ARLINGTON, Va. - A retired Air Force veteran who has fought an erroneous parking ticket for more than a year now wants D.C. prosecutors to charge the ticket writer and the Department of Motor Vehicles with crimes.
Walter Edwards, of Arlington, tells WTOP that although the D.C. DMV dismissed his ticket in early October, he believes crimes were committed and those responsible for his ordeal need to be investigated.
"I believe that pressing this is important. It doesn't matter to me personally since my ticket has been dismissed, but I think the issue is much larger than me. I think ticket writers and the DMV are preying upon the public in order to ensure revenue to the District and it's not right," he says.
Edwards first learned about the January ticket early in March 2013 when he received a Notice of Unsatisfied Tickets from the D.C. DMV alleging he owed $200. The license plate was correct, the make of the car was correct, but it misidentified the expiration date, number of doors on the vehicle and the color.
DDOT traffic control officer Dimitri Dyson wrote the ticket, according to records. The Department of Transportation writes about 15 percent of the tickets in the District of Columbia, with the Department of Public Works writing the rest.
"There is a D.C. government statement on the bottom of the ticket that says the officer swears to it under the penalty of perjury. When he got the information about the car wrong, he committed a crime," says Edwards.
Immediately, he appealed the ticket to the DMV, sending them information including his vehicle registration, pictures of the car and the license plate showing the expiration date. Still the DMV found him liable and he had to pay $200.
Ultimately, Edwards went to WUSA9 and, shortly before the story was broadcast, the DMV reversed course and dismissed the citation. The DMV told Edwards that he proved that the cited vehicle wasn't his.
"Up until the time I gave the DMV all the information that made it irrefutable that the ticket was not mine, I can understand it was simply incompetence. But from the point in time, they had all the information that a fifth grader would need, when they continued to pursue me for the $200, that was criminal," says Edwards.
"They did it through the mail and I will report it to the US Postal Service. They did it by email and I will report it to the FBI."

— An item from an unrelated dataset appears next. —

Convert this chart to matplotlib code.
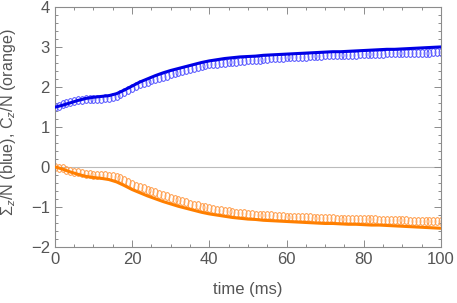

Edwards says he believes the harassment amounts to criminal blackmail, mail fraud and wire fraud. But he admits that it'll be difficult to prove it.
"This is not about the $200. I could've easily paid it and gotten it off my plate. But they really got to me on this. So I think we have criminal activity, although probably not intentionally criminal activity. But when the DMV continued to pursue me after they knew they had no case, that was a crime," he says.
"It's my obligation to report [it] as a crime, as I see it. It's up to the a prosecutor to determine whether or not in fact it's a crime. But I am retired, so I intend to pursue each of the criminal charges to the end of wherever it may lead."
He thinks his case is just one of many examples of a broken system in the District government.
"It's all about the money. Ticket writers are given free range to write tickets for as many vehicles as possible. I think the DMV Adjudication Services are under strict orders that only under the most dire circumstances will a ticket get dismissed. The D.C. government is bringing in millions from Maryland and Virginia drivers because most of us are going to just pay it," says Edwards.
"It takes months of our time to fight it, causing us endless stress. They're not looking out for anything other than the collection of the money and they don't care who they hurt."
According to public records obtained by WTOP and AAA Mid-Atlantic earlier this year, 71.3 percent of D.C. parking tickets in 2012 went to Maryland and Virginia drivers. However, the records also show that the DMV dismissed almost 50 percent of the tickets adjudicated in District.
"I'm an engineer. I'm into solving problems. I've spent a career identifying solutions to problems. This is something that has grabbed me as a problem that needs to be solved," says Edwards.
He says he hopes a criminal investigation would lead to better training for ticket writers at the DPW and DDOT and more serious sanctions for those writing inaccurate tickets.
"This problem can be solved by the D.C. Council. It can solved by the DDOT Director [Terry Bellamy] and the DPW Director [William Howland]. It can be solved by the the DMV Director [Lucinda Babers]. It can be solved in a week, if they wanted to do it. I want to see how many years it'll take."
Edwards, who has followed WTOP TicketBuster since the beginning, says he has a message for D.C. Councilmember Mary Cheh.
"She told WTOP that the DMV seems to be working fairly well and the percentage of these instances are fairly low," referring to a story in April. "The message I'd have for Councilmember Cheh is for those of us that are victims, the instances are 100 percent. The system is corrupt."
DMV General Counsel David Glasser and DDOT General Counsel Nana Bailey did not respond to WTOP for comment on the story.